Provided data —
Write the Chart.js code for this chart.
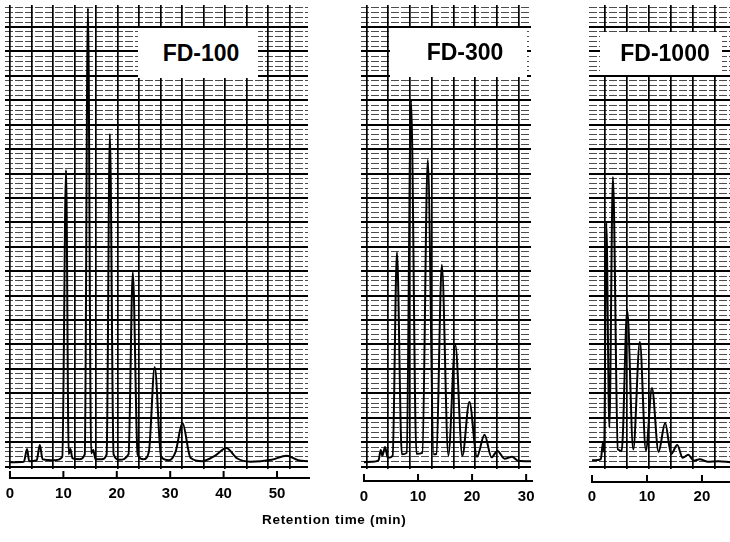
<!DOCTYPE html>
<html><head><meta charset="utf-8">
<script src="https://cdn.jsdelivr.net/npm/chart.js@4.4.1/dist/chart.umd.min.js"></script>
<style>
html,body{margin:0;padding:0;background:#fff;width:730px;height:542px;overflow:hidden;position:relative;font-family:"Liberation Sans",Arial,sans-serif;}
.panel{position:absolute;top:0;height:520px;}
.lbl{position:absolute;background:#fff;font-weight:bold;font-size:23px;color:#000;display:flex;align-items:center;justify-content:center;box-sizing:border-box;z-index:2;}
#title{position:absolute;left:262px;top:512px;font-weight:bold;font-size:13.5px;line-height:16px;letter-spacing:0.7px;white-space:nowrap;color:#000;}
</style></head><body>
<div class="panel" id="w1"><canvas id="c1"></canvas></div>
<div class="panel" id="w2"><canvas id="c2"></canvas></div>
<div class="panel" id="w3"><canvas id="c3"></canvas></div>
<div class="lbl" style="left:138px;top:28px;width:120px;height:50px;padding-left:6px">FD-100</div>
<div class="lbl" style="left:390px;top:28px;width:137px;height:49px;padding-left:13px">FD-300</div>
<div class="lbl" style="left:600px;top:32px;width:122px;height:43px;padding-left:8px">FD-1000</div>
<div id="title">Retention time (min)</div>
<script>
// ---- data (retention time in min, detector response in chart-paper divisions) ----
const FD100_T = [0,2.6,3.2,3.6,5.0,5.6,6.1,8.5,9.8,10.5,11.0,11.3,11.7,13.0,14.0,14.6,15.2,15.6,16.0,17.2,18.1,18.7,19.4,20.5,22.2,23.0,23.9,25.0,26.0,27.1,28.3,29.8,31.0,32.3,33.8,36.0,38.5,40.5,42.5,45.0,49.0,51.8,54.0,55.8];
const FD100_V = [0.9,1.0,3.6,1.1,1.3,4.4,1.5,1.3,2.0,60.7,2.5,3.6,1.7,1.5,2.5,93.9,2.7,3.4,1.5,1.5,2.5,68.1,2.5,1.4,2.5,39.8,2.5,1.5,3.0,20.4,2.0,1.3,3.0,8.9,1.8,1.1,2.3,3.8,1.7,1.0,1.4,2.2,1.3,1.1];

const FD300_T = [0,1.5,2.7,3.1,3.4,3.9,4.4,5.3,6.1,7.0,7.9,8.7,9.7,10.8,11.8,12.9,13.4,14.4,15.6,16.9,18.2,19.5,20.9,22.3,23.6,24.7,26.0,27.4,28.5,30.9];
const FD300_V = [0.9,1.0,1.3,3.4,2.2,4.0,1.8,2.2,43.9,2.5,2.8,75.0,2.6,2.8,62.8,2.5,2.6,41.3,2.3,24.9,2.2,13.2,2.0,6.5,1.9,3.2,1.6,2.0,1.2,1.1];

const FD1000_T = [0,0.5,1.6,2.0,2.2,2.6,3.15,3.8,4.7,5.4,6.4,7.5,8.7,9.8,10.9,12.1,13.3,14.4,15.5,16.5,17.5,18.5,19.6,21.0,23.0,25.1];
const FD1000_V = [1.3,1.3,1.5,5.0,3.0,49.9,8.0,59.3,3.5,3.2,32.0,3.5,25.5,3.3,16.1,3.0,8.9,2.6,4.4,1.8,2.4,1.2,1.5,1.0,1.1,0.9];

const TICKS_100 = [0,10,20,30,40,50];
const TICKS_300 = [0,10,20,30];
const TICKS_1000 = [0,10,20];

// ---- layout / style ----
const PANELS = [
  {cv:'c1', wrap:'w1', left:5,   right:308, tMin:-0.93, tMax:55.8, T:FD100_T,  V:FD100_V,  ticks:TICKS_100,  gStart:0,    gStep:4.03, axOff:9,  lPad:16},
  {cv:'c2', wrap:'w2', left:361, right:531, tMin:-0.55, tMax:30.9, T:FD300_T,  V:FD300_V,  ticks:TICKS_300,  gStart:0.45, gStep:4.03, axOff:12, lPad:19},
  {cv:'c3', wrap:'w3', left:589, right:730, tMin:-0.55, tMax:25.1, T:FD1000_T, V:FD1000_V, ticks:TICKS_1000, gStart:2.36, gStep:4.0,  axOff:13, lPad:19}
];
const EXTRA = 8, TOP = 5, BOTTOM_AREA = 469, H = 520;
const Y_MIN = -0.5, Y_MAX = 94.5;

const axisLinePlugin = {
  id: 'axisLine',
  afterDatasetsDraw(chart, args, opts) {
    const ctx = chart.ctx, xs = chart.scales.x, ca = chart.chartArea;
    const y = ca.bottom + opts.offset;
    ctx.save();
    ctx.strokeStyle = '#000'; ctx.lineWidth = 2; ctx.lineCap = 'butt';
    ctx.beginPath();
    ctx.moveTo(xs.getPixelForValue(0), y);
    ctx.lineTo(ca.right + 2, y);
    for (const t of opts.ticks) {
      const px = xs.getPixelForValue(t);
      ctx.moveTo(px, y + 1);
      ctx.lineTo(px, y - 7);
    }
    ctx.stroke();
    ctx.restore();
  }
};

function range(a, b, step) { const r = []; for (let v = a; v <= b + 1e-9; v += step) r.push(+v.toFixed(4)); return r; }

PANELS.forEach(p => {
  const w = document.getElementById(p.wrap);
  w.style.left = (p.left - EXTRA) + 'px';
  w.style.width = (p.right - p.left + 2 * EXTRA) + 'px';
  const pts = p.T.map((t, i) => ({x: t, y: p.V[i]}));
  const majorTicks = range(0, 90, 5);
  const fineTicks = range(0, 94, 1).filter(v => v % 5 !== 0);
  const gridX = range(p.gStart, p.tMax, p.gStep);
  new Chart(document.getElementById(p.cv), {
    type: 'line',
    data: { datasets: [{ data: pts, borderColor: '#000', borderWidth: 2, pointRadius: 0, fill: false, cubicInterpolationMode: 'monotone' }] },
    options: {
      responsive: true, maintainAspectRatio: false, animation: false,
      layout: { padding: { top: TOP, left: EXTRA, right: EXTRA, bottom: 0 } },
      plugins: { legend: { display: false }, tooltip: { enabled: false }, axisLine: { offset: p.axOff, ticks: p.ticks } },
      scales: {
        x: {
          type: 'linear', position: 'bottom', min: p.tMin, max: p.tMax,
          afterBuildTicks: s => { s.ticks = p.ticks.map(v => ({value: v})); },
          afterFit: s => { s.height = H - BOTTOM_AREA; s.paddingLeft = 0; s.paddingRight = 0; },
          grid: { display: false, drawTicks: false },
          border: { display: false },
          ticks: { color: '#000', padding: p.lPad, maxRotation: 0, autoSkip: false, font: { family: '"Liberation Sans", Arial, sans-serif', size: 15, weight: 'bold' } }
        },
        xp: {
          type: 'linear', position: 'top', min: p.tMin, max: p.tMax,
          afterBuildTicks: s => { s.ticks = gridX.map(v => ({value: v})); },
          afterFit: s => { s.height = 0; s.paddingLeft = 0; s.paddingRight = 0; },
          ticks: { display: false },
          grid: { color: '#000', lineWidth: 1.7, drawTicks: false },
          border: { display: false }
        },
        yf: {
          type: 'linear', position: 'left', min: Y_MIN, max: Y_MAX,
          afterBuildTicks: s => { s.ticks = fineTicks.map(v => ({value: v})); },
          afterFit: s => { s.width = 0; },
          ticks: { display: false },
          grid: { color: 'rgba(0,0,0,0.7)', lineWidth: 1, drawTicks: false },
          border: { display: false, dash: [8, 2] }
        },
        y: {
          type: 'linear', position: 'left', min: Y_MIN, max: Y_MAX,
          afterBuildTicks: s => { s.ticks = majorTicks.map(v => ({value: v})); },
          afterFit: s => { s.width = 0; },
          ticks: { display: false },
          grid: { color: '#000', lineWidth: 2, drawTicks: false },
          border: { display: false }
        }
      }
    },
    plugins: [axisLinePlugin]
  });
});
</script>
</body></html>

Objective —
Extract the full listing above verbatim; pictures are to be left out of the copy.

Full output —
Write the Chart.js code for this chart.
<!DOCTYPE html>
<html><head><meta charset="utf-8">
<script src="https://cdn.jsdelivr.net/npm/chart.js@4.4.1/dist/chart.umd.min.js"></script>
<style>
html,body{margin:0;padding:0;background:#fff;width:730px;height:542px;overflow:hidden;position:relative;font-family:"Liberation Sans",Arial,sans-serif;}
.panel{position:absolute;top:0;height:520px;}
.lbl{position:absolute;background:#fff;font-weight:bold;font-size:23px;color:#000;display:flex;align-items:center;justify-content:center;box-sizing:border-box;z-index:2;}
#title{position:absolute;left:262px;top:512px;font-weight:bold;font-size:13.5px;line-height:16px;letter-spacing:0.7px;white-space:nowrap;color:#000;}
</style></head><body>
<div class="panel" id="w1"><canvas id="c1"></canvas></div>
<div class="panel" id="w2"><canvas id="c2"></canvas></div>
<div class="panel" id="w3"><canvas id="c3"></canvas></div>
<div class="lbl" style="left:138px;top:28px;width:120px;height:50px;padding-left:6px">FD-100</div>
<div class="lbl" style="left:390px;top:28px;width:137px;height:49px;padding-left:13px">FD-300</div>
<div class="lbl" style="left:600px;top:32px;width:122px;height:43px;padding-left:8px">FD-1000</div>
<div id="title">Retention time (min)</div>
<script>
// ---- data (retention time in min, detector response in chart-paper divisions) ----
const FD100_T = [0,2.6,3.2,3.6,5.0,5.6,6.1,8.5,9.8,10.5,11.0,11.3,11.7,13.0,14.0,14.6,15.2,15.6,16.0,17.2,18.1,18.7,19.4,20.5,22.2,23.0,23.9,25.0,26.0,27.1,28.3,29.8,31.0,32.3,33.8,36.0,38.5,40.5,42.5,45.0,49.0,51.8,54.0,55.8];
const FD100_V = [0.9,1.0,3.6,1.1,1.3,4.4,1.5,1.3,2.0,60.7,2.5,3.6,1.7,1.5,2.5,93.9,2.7,3.4,1.5,1.5,2.5,68.1,2.5,1.4,2.5,39.8,2.5,1.5,3.0,20.4,2.0,1.3,3.0,8.9,1.8,1.1,2.3,3.8,1.7,1.0,1.4,2.2,1.3,1.1];

const FD300_T = [0,1.5,2.7,3.1,3.4,3.9,4.4,5.3,6.1,7.0,7.9,8.7,9.7,10.8,11.8,12.9,13.4,14.4,15.6,16.9,18.2,19.5,20.9,22.3,23.6,24.7,26.0,27.4,28.5,30.9];
const FD300_V = [0.9,1.0,1.3,3.4,2.2,4.0,1.8,2.2,43.9,2.5,2.8,75.0,2.6,2.8,62.8,2.5,2.6,41.3,2.3,24.9,2.2,13.2,2.0,6.5,1.9,3.2,1.6,2.0,1.2,1.1];

const FD1000_T = [0,0.5,1.6,2.0,2.2,2.6,3.15,3.8,4.7,5.4,6.4,7.5,8.7,9.8,10.9,12.1,13.3,14.4,15.5,16.5,17.5,18.5,19.6,21.0,23.0,25.1];
const FD1000_V = [1.3,1.3,1.5,5.0,3.0,49.9,8.0,59.3,3.5,3.2,32.0,3.5,25.5,3.3,16.1,3.0,8.9,2.6,4.4,1.8,2.4,1.2,1.5,1.0,1.1,0.9];

const TICKS_100 = [0,10,20,30,40,50];
const TICKS_300 = [0,10,20,30];
const TICKS_1000 = [0,10,20];

// ---- layout / style ----
const PANELS = [
  {cv:'c1', wrap:'w1', left:5,   right:308, tMin:-0.93, tMax:55.8, T:FD100_T,  V:FD100_V,  ticks:TICKS_100,  gStart:0,    gStep:4.03, axOff:9,  lPad:16},
  {cv:'c2', wrap:'w2', left:361, right:531, tMin:-0.55, tMax:30.9, T:FD300_T,  V:FD300_V,  ticks:TICKS_300,  gStart:0.45, gStep:4.03, axOff:12, lPad:19},
  {cv:'c3', wrap:'w3', left:589, right:730, tMin:-0.55, tMax:25.1, T:FD1000_T, V:FD1000_V, ticks:TICKS_1000, gStart:2.36, gStep:4.0,  axOff:13, lPad:19}
];
const EXTRA = 8, TOP = 5, BOTTOM_AREA = 469, H = 520;
const Y_MIN = -0.5, Y_MAX = 94.5;

const axisLinePlugin = {
  id: 'axisLine',
  afterDatasetsDraw(chart, args, opts) {
    const ctx = chart.ctx, xs = chart.scales.x, ca = chart.chartArea;
    const y = ca.bottom + opts.offset;
    ctx.save();
    ctx.strokeStyle = '#000'; ctx.lineWidth = 2; ctx.lineCap = 'butt';
    ctx.beginPath();
    ctx.moveTo(xs.getPixelForValue(0), y);
    ctx.lineTo(ca.right + 2, y);
    for (const t of opts.ticks) {
      const px = xs.getPixelForValue(t);
      ctx.moveTo(px, y + 1);
      ctx.lineTo(px, y - 7);
    }
    ctx.stroke();
    ctx.restore();
  }
};

function range(a, b, step) { const r = []; for (let v = a; v <= b + 1e-9; v += step) r.push(+v.toFixed(4)); return r; }

PANELS.forEach(p => {
  const w = document.getElementById(p.wrap);
  w.style.left = (p.left - EXTRA) + 'px';
  w.style.width = (p.right - p.left + 2 * EXTRA) + 'px';
  const pts = p.T.map((t, i) => ({x: t, y: p.V[i]}));
  const majorTicks = range(0, 90, 5);
  const fineTicks = range(0, 94, 1).filter(v => v % 5 !== 0);
  const gridX = range(p.gStart, p.tMax, p.gStep);
  new Chart(document.getElementById(p.cv), {
    type: 'line',
    data: { datasets: [{ data: pts, borderColor: '#000', borderWidth: 2, pointRadius: 0, fill: false, cubicInterpolationMode: 'monotone' }] },
    options: {
      responsive: true, maintainAspectRatio: false, animation: false,
      layout: { padding: { top: TOP, left: EXTRA, right: EXTRA, bottom: 0 } },
      plugins: { legend: { display: false }, tooltip: { enabled: false }, axisLine: { offset: p.axOff, ticks: p.ticks } },
      scales: {
        x: {
          type: 'linear', position: 'bottom', min: p.tMin, max: p.tMax,
          afterBuildTicks: s => { s.ticks = p.ticks.map(v => ({value: v})); },
          afterFit: s => { s.height = H - BOTTOM_AREA; s.paddingLeft = 0; s.paddingRight = 0; },
          grid: { display: false, drawTicks: false },
          border: { display: false },
          ticks: { color: '#000', padding: p.lPad, maxRotation: 0, autoSkip: false, font: { family: '"Liberation Sans", Arial, sans-serif', size: 15, weight: 'bold' } }
        },
        xp: {
          type: 'linear', position: 'top', min: p.tMin, max: p.tMax,
          afterBuildTicks: s => { s.ticks = gridX.map(v => ({value: v})); },
          afterFit: s => { s.height = 0; s.paddingLeft = 0; s.paddingRight = 0; },
          ticks: { display: false },
          grid: { color: '#000', lineWidth: 1.7, drawTicks: false },
          border: { display: false }
        },
        yf: {
          type: 'linear', position: 'left', min: Y_MIN, max: Y_MAX,
          afterBuildTicks: s => { s.ticks = fineTicks.map(v => ({value: v})); },
          afterFit: s => { s.width = 0; },
          ticks: { display: false },
          grid: { color: 'rgba(0,0,0,0.7)', lineWidth: 1, drawTicks: false },
          border: { display: false, dash: [8, 2] }
        },
        y: {
          type: 'linear', position: 'left', min: Y_MIN, max: Y_MAX,
          afterBuildTicks: s => { s.ticks = majorTicks.map(v => ({value: v})); },
          afterFit: s => { s.width = 0; },
          ticks: { display: false },
          grid: { color: '#000', lineWidth: 2, drawTicks: false },
          border: { display: false }
        }
      }
    },
    plugins: [axisLinePlugin]
  });
});
</script>
</body></html>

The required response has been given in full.